Instruction
Skipping all pictures, set down the lines of the listing from the first through the one with "import seaborn as sns".

Dataset excerpt

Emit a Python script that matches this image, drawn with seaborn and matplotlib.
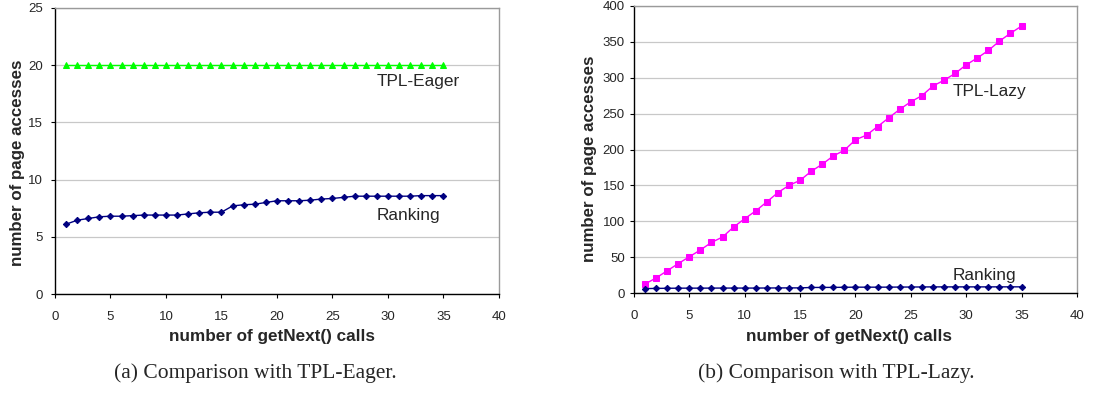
import numpy as np
import pandas as pd
import matplotlib
matplotlib.use("Agg")
import matplotlib.pyplot as plt
import seaborn as sns

calls = list(range(1, 36))
ranking = [6.1, 6.45, 6.6, 6.75, 6.8, 6.8, 6.85, 6.9, 6.9, 6.9, 6.9, 7.0, 7.1, 7.15, 7.15,
           7.7, 7.8, 7.85, 8.0, 8.15, 8.15, 8.15, 8.2, 8.3, 8.35, 8.45, 8.55, 8.55, 8.55,
           8.55, 8.55, 8.55, 8.6, 8.6, 8.6]
tpl_eager = [20] * 35
tpl_lazy = [12.5, 21, 31, 41, 50.5, 60, 70.5, 78, 92, 103.5, 114.5, 127, 140, 150, 157,
            169.5, 179.5, 191, 199, 213.5, 220, 232, 244, 256, 266.5, 275, 288.5, 296.5,
            306, 318, 327.5, 338, 351, 362, 372]

sns.set_style("white")
plt.rcParams['font.family'] = ['Liberation Sans', 'DejaVu Sans']

fig = plt.figure(figsize=(10.93, 3.94), dpi=100)
ax1 = fig.add_axes([0.0503, 0.2538, 0.4062, 0.7259])
ax2 = fig.add_axes([0.5800, 0.2563, 0.4053, 0.7285])

df = pd.DataFrame({"calls": calls, "ranking": ranking, "eager": tpl_eager, "lazy": tpl_lazy})

NAVY = "#000080"
sns.lineplot(data=df, x="calls", y="eager", ax=ax1, color="#00FF00", marker="^",
             markersize=4.5, markeredgecolor="#00FF00", linewidth=1.0)
sns.lineplot(data=df, x="calls", y="ranking", ax=ax1, color=NAVY, marker="D",
             markersize=3.2, markeredgecolor=NAVY, linewidth=1.0)

sns.lineplot(data=df, x="calls", y="lazy", ax=ax2, color="#FF00FF", marker="s",
             markersize=4.2, markeredgecolor="#FF00FF", linewidth=1.0)
sns.lineplot(data=df, x="calls", y="ranking", ax=ax2, color=NAVY, marker="D",
             markersize=3.2, markeredgecolor=NAVY, linewidth=1.0)

for ax, ymax, ystep, ypad in [(ax1, 25, 5, 5.5), (ax2, 400, 50, 3.5)]:
    ax.set_xlim(0, 40)
    ax.set_ylim(0, ymax)
    ax.set_xticks(range(0, 41, 5))
    ax.set_yticks(np.arange(0, ymax + 1, ystep))
    ax.yaxis.grid(True, color="#c8c8c8", linewidth=0.9)
    ax.xaxis.grid(False)
    ax.set_axisbelow(True)
    for s in ["left", "bottom"]:
        ax.spines[s].set_color("black")
        ax.spines[s].set_linewidth(1.0)
    for s in ["top", "right"]:
        ax.spines[s].set_color("#9a9a9a")
        ax.spines[s].set_linewidth(1.0)
    ax.tick_params(axis="both", which="major", labelsize=9.5, length=3, width=0.8,
                   color="black", direction="out", bottom=True, left=True)
    ax.tick_params(axis="x", pad=9)
    ax.tick_params(axis="y", pad=ypad)
    ax.set_xlabel("number of getNext() calls", fontsize=12.3, fontweight="bold")
    ax.set_ylabel("number of page accesses", fontsize=12.2, fontweight="bold")

ax1.xaxis.set_label_coords(0.489, -0.122)
ax1.yaxis.set_label_coords(-0.0676, 0.458)
ax2.xaxis.set_label_coords(0.485, -0.125)
ax2.yaxis.set_label_coords(-0.0835, 0.467)

ax1.text(29.0, 18.6, "TPL-Eager", fontsize=12.4, va="center", ha="left")
ax1.text(29.0, 6.9, "Ranking", fontsize=12.4, va="center", ha="left")
ax2.text(28.8, 281, "TPL-Lazy", fontsize=12.4, va="center", ha="left")
ax2.text(28.8, 25, "Ranking", fontsize=12.4, va="center", ha="left")

fig.text(255 / 1093, 1 - 373 / 394, "(a) Comparison with TPL-Eager.", fontsize=15.5,
         family=["Liberation Serif", "DejaVu Serif"], ha="center", va="center")
fig.text(836 / 1093, 1 - 373 / 394, "(b) Comparison with TPL-Lazy.", fontsize=15.5,
         family=["Liberation Serif", "DejaVu Serif"], ha="center", va="center")

fig.savefig("out.png", dpi=100, facecolor="white")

Solution to the problem
Emit a Python script that matches this image, drawn with seaborn and matplotlib.
import numpy as np
import pandas as pd
import matplotlib
matplotlib.use("Agg")
import matplotlib.pyplot as plt
import seaborn as sns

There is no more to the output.